Ma perché i sogni degli 'orlandiani' si trasformino in realtà, occorre prima di tutto scongiurare l'uscita della minoranza dal partito, tutt'altro che scontata. Lo stesso Bersani precisa che è prematuro parlare di candidature e invita sia Orlando sia Franceschini a farsi avanti. Parole che stridono però con il fatto che l'ala bersaniana non ha deciso se partecipare all'assemblea di domenica. E ancora di più col fatto che, secondo l'ex segretario, "la scissione è già avvenuta" nel popolo del Pd.

Bersani, che ha preso la parola in direzione dopo tanto tempo, ora ci va giù duro in Transatlantico. "Siamo il Pd o il Pdr, il Partito di Renzi? – chiede – Ce lo abbiamo un canale per discutere? Ieri ho visto solo dita negli occhi". E secondo un altro attore in campo, l'ex sindaco di Milano Giuliano Pisapia, "è anche possibile che la minoranza Pd non arrivi nemmeno a fare il Congresso".

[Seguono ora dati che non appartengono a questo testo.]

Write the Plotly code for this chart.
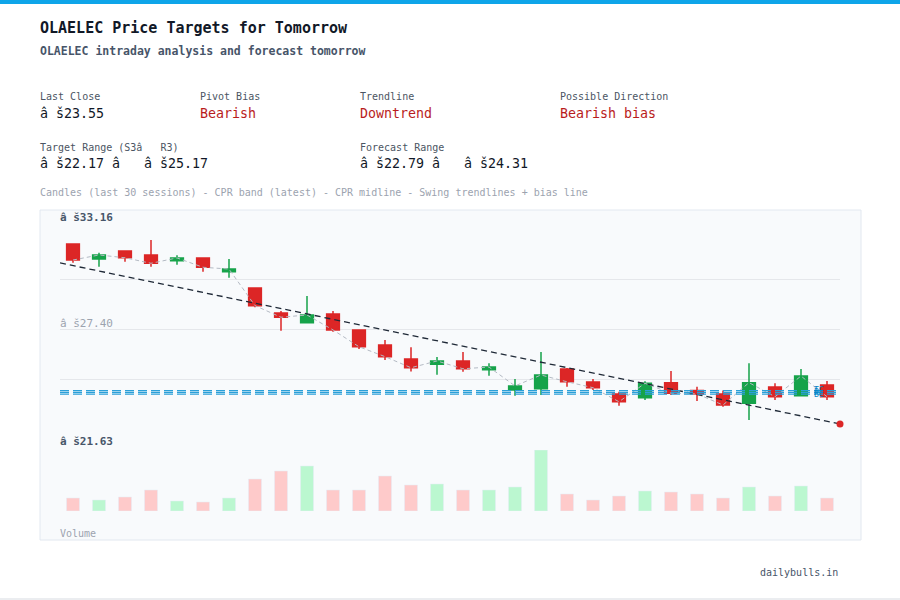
import plotly.graph_objects as go

# canvas size (px)
W, H = 900, 600
MONO = "DejaVu Sans Mono"

# --- data (last 30 sessions) ---
sessions = list(range(30))
opens = [32.35, 31.49, 31.95, 31.72, 31.39, 31.55, 30.76, 29.82, 28.37, 27.82,
         28.32, 27.40, 26.53, 25.72, 25.42, 25.61, 25.11, 23.94, 24.01, 25.15,
         24.40, 23.71, 23.49, 24.36, 23.90, 23.71, 23.17, 24.11, 23.61, 24.22]
highs = [32.37, 31.85, 31.98, 32.58, 31.70, 31.58, 31.49, 29.84, 28.49, 29.36,
         28.49, 27.42, 26.82, 26.40, 25.84, 26.13, 25.48, 24.57, 26.13, 25.20,
         24.57, 23.84, 24.44, 25.03, 24.13, 23.90, 25.48, 24.32, 25.15, 24.45]
lows = [31.27, 31.04, 31.33, 31.04, 31.16, 30.76, 30.41, 28.70, 27.35, 27.80,
        27.30, 26.30, 25.67, 25.00, 24.82, 24.99, 24.76, 23.61, 23.65, 24.13,
        23.94, 23.03, 23.36, 23.65, 23.30, 22.97, 22.21, 23.36, 23.60, 23.36]
closes = [31.43, 31.72, 31.56, 31.24, 31.55, 31.01, 30.91, 28.80, 28.13, 28.26,
          27.40, 26.43, 25.86, 25.22, 25.61, 25.16, 25.26, 24.17, 24.80, 24.41,
          24.07, 23.26, 24.32, 23.75, 23.71, 23.07, 24.36, 23.55, 24.74, 23.55]
volumes = [13, 11, 14, 21, 10, 9, 13, 32, 40, 45,
           21, 21, 35, 26, 27, 21, 21, 24, 61, 17,
           11, 15, 20, 19, 17, 13, 24, 15, 25, 13]  # millions

# cpr band of the latest session
cpr_tc = 23.90
cpr_p = 23.80
cpr_bc = 23.70

# bias line (session, price) and its projected end point
bias_sessions = [-0.5, 29.5]
bias_prices = [31.26, 21.98]

# price scale labels
price_max, price_mid, price_min = 33.16, 27.40, 21.63

# header values
ticker = "OLAELEC"
last_close = 23.55
pivot_bias = "Bearish"
trend_state = "Downtrend"
direction = "Bearish bias"
target_lo, target_hi = 22.17, 25.17
forecast_lo, forecast_hi = 22.79, 24.31

RS = "â\u00a0š"          # garbled rupee sign as shown on the page
ARROW = "â\u00a0\u00a0\u00a0"

RED, GREEN = "#dc2626", "#16a34a"
RED_TXT = "#b91c1c"


def px(x):
    return x / W


def py(y):
    return 1 - y / H


fig = go.Figure()

fig.add_trace(go.Candlestick(
    x=sessions, open=opens, high=highs, low=lows, close=closes,
    increasing=dict(line=dict(color=GREEN, width=1.5), fillcolor=GREEN),
    decreasing=dict(line=dict(color=RED, width=1.5), fillcolor=RED),
    hoverinfo="skip", showlegend=False))

# dashed path through the closes
fig.add_trace(go.Scatter(
    x=sessions, y=closes, mode="lines",
    line=dict(color="#b4bac4", width=1, dash="4px,3px"),
    hoverinfo="skip", showlegend=False))

# bias trendline + forecast dot
fig.add_trace(go.Scatter(
    x=bias_sessions, y=bias_prices, mode="lines",
    line=dict(color="#1f2937", width=1.3, dash="6px,4px"),
    hoverinfo="skip", showlegend=False))
fig.add_trace(go.Scatter(
    x=bias_sessions[-1:], y=bias_prices[-1:], mode="markers",
    marker=dict(color=RED, size=7), cliponaxis=False,
    hoverinfo="skip", showlegend=False))

# volume
vol_colors = ["#bbf7d0" if c >= o else "#fecaca" for o, c in zip(opens, closes)]
fig.add_trace(go.Bar(
    x=sessions, y=volumes, marker_color=vol_colors, width=0.5,
    yaxis="y2", hoverinfo="skip", showlegend=False))

# cpr band
fig.add_hrect(y0=cpr_bc - 0.03, y1=cpr_tc + 0.03, fillcolor="rgba(56,189,248,0.18)",
              line_width=0, layer="below")
for lvl in [cpr_tc, cpr_p, cpr_bc]:
    fig.add_hline(y=lvl, line=dict(color="#2a9fd8", width=1.4, dash="9px,4px"))
for lvl, name in [(cpr_tc, "TC"), (cpr_p, "P"), (cpr_bc, "BC")]:
    fig.add_annotation(x=28.42, y=lvl, xref="x", yref="y", text=name, showarrow=False,
                       xanchor="left", yanchor="middle",
                       font=dict(family=MONO, size=8, color="#0284c7"))

# page decorations: top bar, chart card, bottom rule
fig.add_shape(type="rect", xref="paper", yref="paper", x0=0, x1=1, y0=py(4), y1=1,
              fillcolor="#0ea5e9", line_width=0)
fig.add_shape(type="rect", xref="paper", yref="paper", x0=px(40), x1=px(861),
              y0=py(540), y1=py(210), fillcolor="#f8fafc",
              line=dict(color="#e2e8f0", width=1), layer="below")
fig.add_shape(type="line", xref="paper", yref="paper", x0=0, x1=1, y0=py(599), y1=py(599),
              line=dict(color="#e5e7eb", width=1.5))


def note(text, x, y, size, color, anchor="left"):
    # annotations carry ~2px of padding, take it back off
    shift = -2 if anchor == "left" else 2
    fig.add_annotation(x=px(x), y=py(y), xref="paper", yref="paper", text=text,
                       showarrow=False, xanchor=anchor, yanchor="middle", xshift=shift,
                       font=dict(family=MONO, size=size, color=color))


note("<b>%s Price Targets for Tomorrow</b>" % ticker, 40, 28, 15, "#111827")
note("<b>%s intraday analysis and forecast tomorrow</b>" % ticker, 40, 51, 11.5, "#475569")

note("Last Close", 40, 97, 10, "#4b5563")
note("%s%.2f" % (RS, last_close), 40, 114, 13.3, "#111827")
note("Pivot Bias", 200, 97, 10, "#4b5563")
note(pivot_bias, 200, 114, 13.3, RED_TXT)
note("Trendline", 360, 97, 10, "#4b5563")
note(trend_state, 360, 114, 13.3, RED_TXT)
note("Possible Direction", 560, 97, 10, "#4b5563")
note(direction, 560, 114, 13.3, RED_TXT)

note("Target Range (S3" + ARROW + "R3)", 40, 147, 10, "#4b5563")
note("%s%.2f %s%s%.2f" % (RS, target_lo, ARROW, RS, target_hi), 40, 163, 13.3, "#111827")
note("Forecast Range", 360, 147, 10, "#4b5563")
note("%s%.2f %s%s%.2f" % (RS, forecast_lo, ARROW, RS, forecast_hi), 360, 163, 13.3, "#111827")

note("Candles (last 30 sessions) - CPR band (latest) - CPR midline - Swing trendlines + bias line",
     40, 192, 10, "#9ca3af")

note("<b>%s%.2f</b>" % (RS, price_max), 60, 218, 11, "#475569")
note("%s%.2f" % (RS, price_mid), 60, 323, 11, "#9ca3af")
note("<b>%s%.2f</b>" % (RS, price_min), 60, 441, 11, "#475569")
note("Volume", 60, 533, 10, "#9ca3af")
note("dailybulls.in", 838, 572, 10, "#475569", anchor="right")

grid = "#e5e7eb"
fig.update_layout(
    width=W, height=H,
    margin=dict(l=0, r=0, t=0, b=0),
    paper_bgcolor="white",
    plot_bgcolor="rgba(0,0,0,0)",
    showlegend=False,
    xaxis=dict(domain=[px(60), px(840)], range=[-0.5, 29.5], showgrid=False,
               showticklabels=False, zeroline=False, rangeslider=dict(visible=False),
               fixedrange=True),
    yaxis=dict(domain=[py(430), py(230)], range=[price_min, price_max],
               tickvals=[price_min, (price_min + price_mid) / 2, price_mid,
                         (price_mid + price_max) / 2, price_max],
               showticklabels=False, gridcolor=grid, zeroline=False),
    yaxis2=dict(domain=[py(511), py(450)], range=[0, max(volumes)], tickvals=[max(volumes)],
                showticklabels=False, gridcolor=grid, zeroline=False, anchor="x"),
)

# page body has a default margin; drop it so the figure fills the window
fig.write_html("out.html", config={"displayModeBar": False},
               post_script="document.body.style.margin='0';")
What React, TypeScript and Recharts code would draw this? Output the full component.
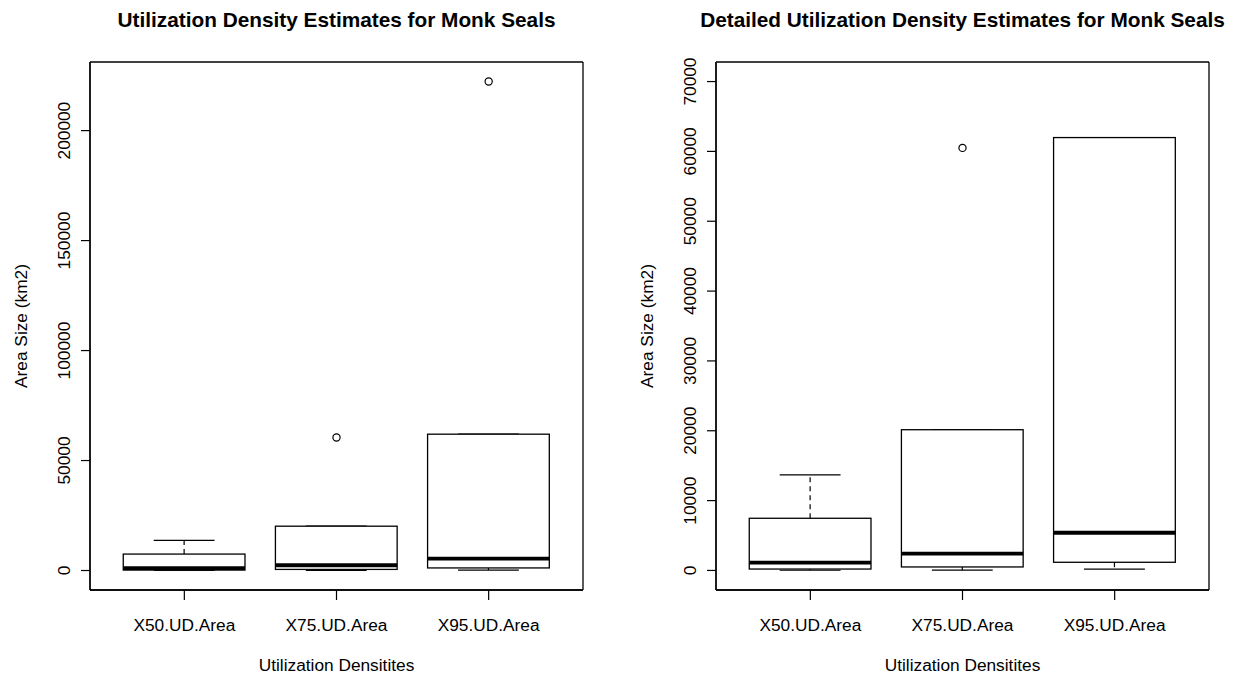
import React from "react";
import { ComposedChart, Bar, Scatter, XAxis, YAxis, Label, CartesianGrid } from "recharts";

// box statistics (km2)
const categories = ["X50.UD.Area", "X75.UD.Area", "X95.UD.Area"];
const whiskerLow = [30, 40, 200];
const lowerQuartile = [200, 500, 1170];
const medians = [1120, 2400, 5400];
const upperQuartile = [7470, 20150, 61980];
const whiskerHigh = [13680, 20150, 61980];

const outlierCategories = ["X75.UD.Area", "X95.UD.Area"];
const outlierValues = [60500, 222300];

const overviewTicks = [0, 50000, 100000, 150000, 200000];
const detailTicks = [0, 10000, 20000, 30000, 40000, 50000, 60000, 70000];
const detailLimit = [0, 70000];

const FONT = "'Liberation Sans', Arial, Helvetica, sans-serif";
const PLOT_W = 493;
const PLOT_H = 528;
const TOP = 62;
const CHART_H = 675;

const boxData = categories.map((name, i) => ({
  name,
  lo: whiskerLow[i],
  q1: lowerQuartile[i],
  med: medians[i],
  q3: upperQuartile[i],
  hi: whiskerHigh[i],
}));

const outlierData = outlierCategories.map((name, i) => ({ name, v: outlierValues[i] }));

// R pads the range by 4% on each side
const extend = (lo: number, hi: number) => {
  const d = (hi - lo) * 0.04;
  return [lo - d, hi + d];
};

const BoxShape = (props: any) => {
  const { x, y, width, height, payload } = props;
  const { lo, hi, q1, med, q3 } = payload;
  const py = (v: number) => y + (height * (hi - v)) / (hi - lo);
  const cx = x + width / 2;
  const cap = width / 4;
  return (
    <g stroke="#000" fill="none">
      <line x1={cx} x2={cx} y1={py(q3)} y2={py(hi)} strokeWidth={1.2} strokeDasharray="5 4" />
      <line x1={cx} x2={cx} y1={py(q1)} y2={py(lo)} strokeWidth={1.2} strokeDasharray="5 4" />
      <line x1={cx - cap} x2={cx + cap} y1={py(hi)} y2={py(hi)} strokeWidth={1.2} />
      <line x1={cx - cap} x2={cx + cap} y1={py(lo)} y2={py(lo)} strokeWidth={1.2} />
      <rect x={x} y={py(q3)} width={width} height={py(q1) - py(q3)} strokeWidth={1.3} fill="#fff" />
      <line x1={x} x2={x + width} y1={py(med)} y2={py(med)} strokeWidth={3.8} />
    </g>
  );
};

const OutlierShape = (props: any) => {
  const { cx, cy } = props;
  return <circle cx={cx} cy={cy} r={3.6} stroke="#000" strokeWidth={1.2} fill="none" />;
};

const YTick = (props: any) => {
  const { x, y, payload } = props;
  return (
    <text
      x={x}
      y={y}
      transform={`rotate(-90, ${x}, ${y})`}
      textAnchor="middle"
      fontSize={17.3}
      fontFamily={FONT}
      fill="#000"
    >
      {payload.value}
    </text>
  );
};

const XTick = (props: any) => {
  const { x, y, payload } = props;
  return (
    <text x={x} y={y} textAnchor="middle" fontSize={17.3} fontFamily={FONT} fill="#000">
      {payload.value}
    </text>
  );
};

interface PanelProps {
  title: string;
  left: number;
  axisWidth: number;
  domain: number[];
  ticks: number[];
}

function Panel({ title, left, axisWidth, domain, ticks }: PanelProps) {
  const pad = (PLOT_W * 0.12) / 3.24;
  const band = (PLOT_W - 2 * pad) / categories.length;
  const width = axisWidth + PLOT_W + 32;
  const points = outlierData.filter((o) => o.v <= domain[1]);

  return (
    <div style={{ position: "absolute", left, top: 0 }}>
      <ComposedChart
        width={width}
        height={CHART_H}
        data={boxData}
        margin={{ top: TOP, right: 32, left: 0, bottom: 0 }}
      >
        {/* plot frame, as R's box() */}
        <CartesianGrid
          stroke="#000"
          strokeWidth={1.3}
          horizontalCoordinatesGenerator={({ offset }: any) => [offset.top, offset.top + offset.height]}
          verticalCoordinatesGenerator={({ offset }: any) => [offset.left, offset.left + offset.width]}
        />
        <XAxis
          dataKey="name"
          type="category"
          allowDuplicatedCategory={false}
          padding={{ left: pad, right: pad }}
          height={CHART_H - TOP - PLOT_H}
          tickSize={10}
          tickMargin={31}
          tick={<XTick />}
          tickLine={{ stroke: "#000", strokeWidth: 1.2 }}
          axisLine={{ stroke: "#000", strokeWidth: 1.3 }}
          interval={0}
        >
          <Label
            content={(p: any) => (
              <text
                x={p.viewBox.x + p.viewBox.width / 2}
                y={p.viewBox.y + 81}
                textAnchor="middle"
                fontSize={17.3}
                fontFamily={FONT}
                fill="#000"
              >
                Utilization Densitites
              </text>
            )}
          />
        </XAxis>
        <YAxis
          type="number"
          width={axisWidth}
          domain={domain}
          allowDataOverflow
          ticks={ticks}
          interval={0}
          tickSize={9}
          tickMargin={11}
          tick={<YTick />}
          tickLine={{ stroke: "#000", strokeWidth: 1.2 }}
          axisLine={{ stroke: "#000", strokeWidth: 1.3 }}
        >
          <Label
            content={(p: any) => {
              const lx = p.viewBox.x + p.viewBox.width - 63;
              const ly = p.viewBox.y + p.viewBox.height / 2;
              return (
                <text
                  x={lx}
                  y={ly}
                  transform={`rotate(-90, ${lx}, ${ly})`}
                  textAnchor="middle"
                  fontSize={17.3}
                  fontFamily={FONT}
                  fill="#000"
                >
                  Area Size (km2)
                </text>
              );
            }}
          />
          <Label
            content={(p: any) => (
              <text
                x={p.viewBox.x + p.viewBox.width + PLOT_W / 2}
                y={p.viewBox.y - 35}
                textAnchor="middle"
                fontSize={20.8}
                fontWeight="bold"
                fontFamily={FONT}
                fill="#000"
              >
                {title}
              </text>
            )}
          />
        </YAxis>
        <Bar
          dataKey={(d: any) => [d.lo, d.hi]}
          barSize={band * 0.8}
          shape={<BoxShape />}
          isAnimationActive={false}
        />
        <Scatter data={points} dataKey="v" shape={<OutlierShape />} isAnimationActive={false} />
      </ComposedChart>
    </div>
  );
}

export default function App() {
  const overviewDomain = extend(Math.min(...whiskerLow), Math.max(...outlierValues));
  const detailDomain = extend(detailLimit[0], detailLimit[1]);
  return (
    <div
      style={{
        position: "fixed",
        left: 0,
        top: 0,
        width: 1241,
        height: 675,
        background: "#fff",
        overflow: "hidden",
      }}
    >
      <Panel
        title="Utilization Density Estimates for Monk Seals"
        left={0}
        axisWidth={90}
        domain={overviewDomain}
        ticks={overviewTicks}
      />
      <Panel
        title="Detailed Utilization Density Estimates for Monk Seals"
        left={620}
        axisWidth={96}
        domain={detailDomain}
        ticks={detailTicks}
      />
    </div>
  );
}
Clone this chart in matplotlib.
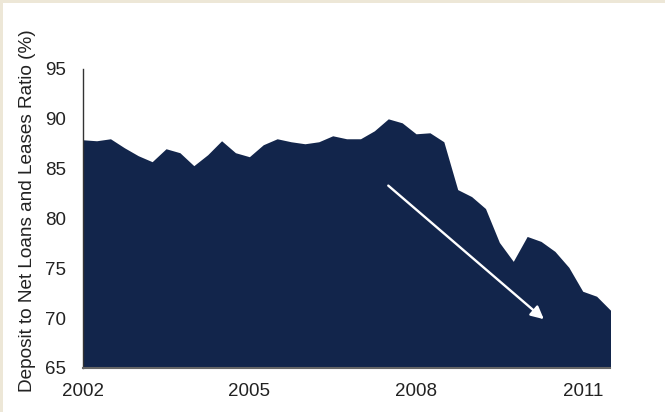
import matplotlib
matplotlib.use("Agg")
import matplotlib.pyplot as plt
from matplotlib.patches import Rectangle
import numpy as np

# Quarterly observations, 2002 Q1 .. 2011 Q3
values = [87.9, 87.8, 88.0, 87.1, 86.3, 85.7, 87.0, 86.6, 85.3, 86.4,
          87.8, 86.6, 86.2, 87.4, 88.0, 87.7, 87.5, 87.7, 88.3, 88.0,
          88.0, 88.8, 90.0, 89.6, 88.5, 88.6, 87.7, 82.9, 82.2, 81.0,
          77.6, 75.7, 78.2, 77.7, 76.7, 75.1, 72.7, 72.2, 70.8]
tick_labels = ["2002", "2005", "2008", "2011"]
tick_index = [0, 12, 24, 36]
ylabel = "Deposit to Net Loans and Leases Ratio (%)"
arrow_start = (22, 83.3)
arrow_end = (33.2, 69.9)

plt.rcParams['font.family'] = ['Liberation Sans', 'DejaVu Sans']

fig = plt.figure(figsize=(6.65, 4.12), dpi=100)
fig.patch.set_facecolor('white')
# beige frame strips (top and left)
fig.patches.append(Rectangle((0, 1 - 3/412), 1, 3/412, transform=fig.transFigure,
                             facecolor='#ede7d7', edgecolor='none', zorder=0))
fig.patches.append(Rectangle((0, 0), 3/665, 1, transform=fig.transFigure,
                             facecolor='#ede7d7', edgecolor='none', zorder=0))

ax = fig.add_axes([82.7/665, 1 - 368/412, (610.5 - 82.7)/665, (368 - 69)/412])
x = np.arange(len(values))
ax.fill_between(x, 65, values, color='#12254b', linewidth=0)
ax.set_xlim(0, len(values) - 1)
ax.set_ylim(65, 95)
ax.set_yticks([65, 70, 75, 80, 85, 90, 95])
ax.set_xticks(tick_index)
ax.set_xticklabels(tick_labels)
ax.tick_params(axis='both', length=0, labelsize=13.5, colors='#222222')
ax.tick_params(axis='y', pad=12)
ax.tick_params(axis='x', pad=11)
for s in ['top', 'right']:
    ax.spines[s].set_visible(False)
ax.spines['left'].set_color('#333333')
ax.spines['left'].set_linewidth(1.0)
ax.spines['bottom'].set_color('#666666')
ax.spines['bottom'].set_linewidth(1.5)
ax.set_ylabel(ylabel, fontsize=13.7, color='#222222', labelpad=6.5, y=0.525)

ax.annotate('', xy=arrow_end, xytext=arrow_start,
            arrowprops=dict(arrowstyle='-|>', color='white', lw=1.7,
                            mutation_scale=19, shrinkA=0, shrinkB=0))

fig.savefig('out.png', dpi=100)
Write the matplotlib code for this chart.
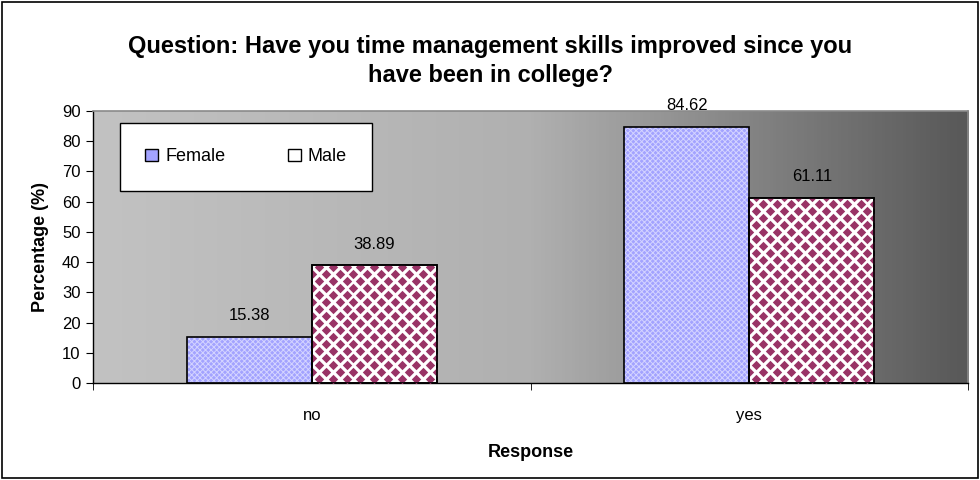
import numpy as np
import matplotlib.pyplot as plt
from matplotlib.colors import LinearSegmentedColormap
from matplotlib.patches import Rectangle, Patch

plt.rcParams['font.family'] = ['Liberation Sans', 'DejaVu Sans']
plt.rcParams['hatch.linewidth'] = 0.7

categories = ["no", "yes"]
female = [15.38, 84.62]
male = [38.89, 61.11]

fig = plt.figure(figsize=(9.8, 4.8), dpi=100)
ax = fig.add_axes([0.0949, 0.2021, 0.8929, 0.5667])

x = np.arange(len(categories))
w = 0.286

# gradient background of the plot area
grad = np.linspace(0, 1, 256).reshape(1, -1)
cmap = LinearSegmentedColormap.from_list('g', ['#c2c2c2', '#b0b0b0', '#585858'])
ax.imshow(grad, extent=(-0.5, 1.5, 0, 90), aspect='auto', cmap=cmap, zorder=0, interpolation='bicubic')

# female bars: lavender with a fine light pattern
ax.bar(x - w / 2, female, w, color='#a3a3ff', edgecolor='#d4d4ff', hatch='xxxxxx', linewidth=0, zorder=2)
ax.bar(x - w / 2, female, w, fill=False, edgecolor='black', linewidth=1.2, zorder=4)

# male bars: white with maroon diamonds
mbars = ax.bar(x + w / 2, male, w, color='white', edgecolor='black', linewidth=1.2, zorder=2)
for b in mbars:
    x0, y0, bw, bh = b.get_x(), b.get_y(), b.get_width(), b.get_height()
    dx = bw / 9.0
    dy = 2.32
    pts = []
    for i, yy in enumerate(np.arange(y0 + dy / 2, y0 + bh + dy, dy)):
        off = dx / 2 if i % 2 == 0 else 0
        for xx in np.arange(x0 + off, x0 + bw + dx, dx):
            pts.append((xx, yy))
    pts = np.array(pts)
    sc = ax.scatter(pts[:, 0], pts[:, 1], marker='D', s=23, color='#993366', linewidths=0, zorder=3)
    sc.set_clip_path(Rectangle((x0, y0), bw, bh, transform=ax.transData))
ax.bar(x + w / 2, male, w, fill=False, edgecolor='black', linewidth=1.2, zorder=4)

for xi, v in zip(x - w / 2, female):
    ax.annotate(f"{v:.2f}", (xi, v), xytext=(0, 10), textcoords='offset points', ha='center', va='bottom', fontsize=12)
for xi, v in zip(x + w / 2, male):
    ax.annotate(f"{v:.2f}", (xi, v), xytext=(0, 10), textcoords='offset points', ha='center', va='bottom', fontsize=12)

ax.set_xlim(-0.5, 1.5)
ax.set_ylim(0, 90)
ax.set_yticks(range(0, 91, 10))
ax.set_xticks(x)
ax.set_xticklabels(categories)
ax.set_xticks([-0.5, 0.5, 1.5], minor=True)
ax.tick_params(axis='x', which='major', length=0, pad=18, labelsize=12)
ax.tick_params(axis='x', which='minor', length=5, direction='out')
ax.tick_params(axis='y', length=5, direction='out', labelsize=12, pad=4)

for s in ['left', 'bottom']:
    ax.spines[s].set_color('black')
    ax.spines[s].set_linewidth(1)
for s in ['top', 'right']:
    ax.spines[s].set_color('#8a8a8a')
    ax.spines[s].set_linewidth(1.2)

ax.set_xlabel("Response", fontweight='bold', fontsize=13, labelpad=15)
ax.set_ylabel("Percentage (%)", fontweight='bold', fontsize=13, labelpad=9)

fig.text(0.5, 0.873, "Question: Have you time management skills improved since you\nhave been in college?",
         ha='center', va='center', fontweight='bold', fontsize=17, linespacing=1.3)

handles = [Patch(facecolor='#a3a3ff', edgecolor='black'), Patch(facecolor='white', edgecolor='black')]
leg = ax.legend(handles, ["Female", "Male"], loc='upper left', bbox_to_anchor=(0.031, 0.956, 0.288, 0.0),
                mode='expand', ncol=2, fancybox=False, framealpha=1, edgecolor='black', fontsize=13,
                borderpad=1.4, handlelength=0.7, handleheight=0.7, handletextpad=0.4, borderaxespad=0,
                columnspacing=2.0)
leg.get_frame().set_linewidth(1)
leg.set_zorder(5)

fig.patches.append(Rectangle((0.002, 0.004), 0.996, 0.992, transform=fig.transFigure, fill=False,
                             edgecolor='black', linewidth=1.2))

fig.savefig("out.png", dpi=100)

Lo spettro della scissione agita i sonni di molti parlamentari della sinistra Pd. E non solo. L'addio per alcuni sembra a un passo, si aspetta solo l'ufficializzazione. Si divideranno i destini di Nico Stumpo, Davide Zoggia e dello stesso Roberto Speranza? Da un lato, Sinistra Italiana aspetta a braccia aperte. Dall'altro c'è il Centro Progressista di Pisapia, che spiega di volere "una comunità unita, molto ampia, molto di sinistra, molto di centrosinistra" e aperta al civismo" e per questo non entra nelle questioni del Pd.

Se Massimo D'Alema può essere visto come il simbolo dell'ala scissionista e Pier Luigi Bersani può essere collocato in mezzo, Gianni Cuperlo appare del tutto contrario all'ipotesi di dividersi. E quindi, proprio per questo, più vicino alla posizione del Guardasigilli. "Sono molto allarmato – dice il leader di Sinistra Dem -. Continuo a credere che una divisione sarebbe una sconfitta per chi dovesse andare e per chi dovesse rimanere. E' sempre spiacevole quando ad ammutinarsi è l'equipaggio. Ma va del tutto contro la logica se ad ammutinarsi è il comandante". Resta in silenzio l'altro grande attore della scena Pd, il ministro della Cultura Dario Franceschini.

Oggi, intanto, nel primo pomeriggio i Giovani Turchi si riuniranno alla Camera per fare il punto, sia la parte vicina a Orlando sia quella di Matteo Orfini. Tra gli orlandiani infatti circola la convinzione che Orfini si candidi a reggere il partito al posto di Renzi nell'intermezzo che si aprirebbe tra le dimissioni dell'attuale segretario e l'elezione del nuovo.

Un'altra preoccupazione che assilla i democratici è l'affluenza all'appuntamento di domenica. Da statuto è fondamentale, perché sia valida, che all'assemblea partecipino almeno in 500 su mille componenti. Sabato 18 intanto al teatro Vittoria, sempre a Roma, alle 11, Rossi presenterà il manifesto  dell'associazione democraticisocialisti per il lancio ufficiale della sua candidatura.